Gerald Sherwell
- Full name: Gerald Raleigh Sherwell
- Country (sports): South Africa
- Born: 12 May 1889 Transvaal, South Africa
- Died: 29 May 1975 (aged 86) Kent, England
- Plays: Right-handed

Singles

Grand Slam singles results
- Wimbledon: 4R (1921)

Doubles

Grand Slam doubles results
- Wimbledon: QF (1923)

Grand Slam mixed doubles results
- Wimbledon: QF (1920)

= Gerald Sherwell =

South African tennis player

Gerald Raleigh Sherwell (12 May 1889 – 29 May 1975) was a South African tennis player.

One of ten brothers, Sherwell was born in Transvaal. An elder brother, Percy, captained South Africa in Test cricket and one of his younger brothers, Ben, played first-class cricket for Cambridge University. Two of his brothers were killed in action in World War I. Their father, Thomas Yeo Sherwell, was a developer from the English town of Yeovil, who came to South Africa after the discovery of gold. The modern day Johannesburg suburb of Yeoville is named after him.

Sherwell was married to Ethel Constance in 1915.

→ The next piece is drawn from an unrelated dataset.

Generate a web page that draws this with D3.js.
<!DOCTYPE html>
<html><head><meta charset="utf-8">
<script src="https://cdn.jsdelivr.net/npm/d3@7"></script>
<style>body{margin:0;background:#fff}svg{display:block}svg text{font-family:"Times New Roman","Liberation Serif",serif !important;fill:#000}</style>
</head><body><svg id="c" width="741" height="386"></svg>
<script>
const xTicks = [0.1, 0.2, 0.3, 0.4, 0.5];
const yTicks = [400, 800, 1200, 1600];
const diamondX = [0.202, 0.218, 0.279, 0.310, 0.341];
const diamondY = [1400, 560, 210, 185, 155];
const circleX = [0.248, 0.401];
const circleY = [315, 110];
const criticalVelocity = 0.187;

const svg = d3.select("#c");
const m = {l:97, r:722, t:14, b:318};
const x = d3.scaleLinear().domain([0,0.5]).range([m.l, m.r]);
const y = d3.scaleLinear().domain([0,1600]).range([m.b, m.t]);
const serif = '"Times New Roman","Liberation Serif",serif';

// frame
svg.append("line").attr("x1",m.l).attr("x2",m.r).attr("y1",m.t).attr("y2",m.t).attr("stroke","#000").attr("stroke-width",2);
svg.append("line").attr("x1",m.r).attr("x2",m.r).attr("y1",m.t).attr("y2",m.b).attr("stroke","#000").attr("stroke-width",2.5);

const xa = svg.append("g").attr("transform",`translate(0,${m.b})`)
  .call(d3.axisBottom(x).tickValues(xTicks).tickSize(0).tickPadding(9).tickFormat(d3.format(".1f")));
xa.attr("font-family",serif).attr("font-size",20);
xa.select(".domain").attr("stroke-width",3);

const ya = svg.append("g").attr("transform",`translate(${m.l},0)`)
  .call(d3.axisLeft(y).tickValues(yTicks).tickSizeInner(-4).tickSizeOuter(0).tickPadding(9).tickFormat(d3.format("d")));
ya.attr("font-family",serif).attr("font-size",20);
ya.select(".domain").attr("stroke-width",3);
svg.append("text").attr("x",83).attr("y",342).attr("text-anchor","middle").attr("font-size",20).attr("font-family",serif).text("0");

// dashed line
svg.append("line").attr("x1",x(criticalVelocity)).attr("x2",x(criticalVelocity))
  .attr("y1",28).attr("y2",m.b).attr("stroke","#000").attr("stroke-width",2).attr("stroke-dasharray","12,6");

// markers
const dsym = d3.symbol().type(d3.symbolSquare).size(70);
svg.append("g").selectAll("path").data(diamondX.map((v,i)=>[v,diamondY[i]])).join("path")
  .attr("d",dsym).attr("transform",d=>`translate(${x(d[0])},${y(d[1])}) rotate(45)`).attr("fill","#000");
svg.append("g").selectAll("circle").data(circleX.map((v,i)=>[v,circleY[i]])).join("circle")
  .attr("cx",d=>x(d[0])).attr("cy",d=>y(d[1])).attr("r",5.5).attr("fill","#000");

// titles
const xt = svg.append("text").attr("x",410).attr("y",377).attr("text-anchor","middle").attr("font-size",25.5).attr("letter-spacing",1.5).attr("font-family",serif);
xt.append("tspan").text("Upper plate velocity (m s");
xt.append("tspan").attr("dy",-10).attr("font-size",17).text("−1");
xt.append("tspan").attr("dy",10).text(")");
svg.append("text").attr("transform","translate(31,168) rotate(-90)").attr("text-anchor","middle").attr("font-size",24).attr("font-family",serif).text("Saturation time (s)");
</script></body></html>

Active in the 1920s and 1930s, Sherwell made the singles fourth round of the 1921 Wimbledon Championships and was a two-time doubles quarter-finalist. In 1926 he represented South Africa in a Davis Cup tie against Sweden in London. He was also a competitive badminton player and made several appearances at the All England Championships.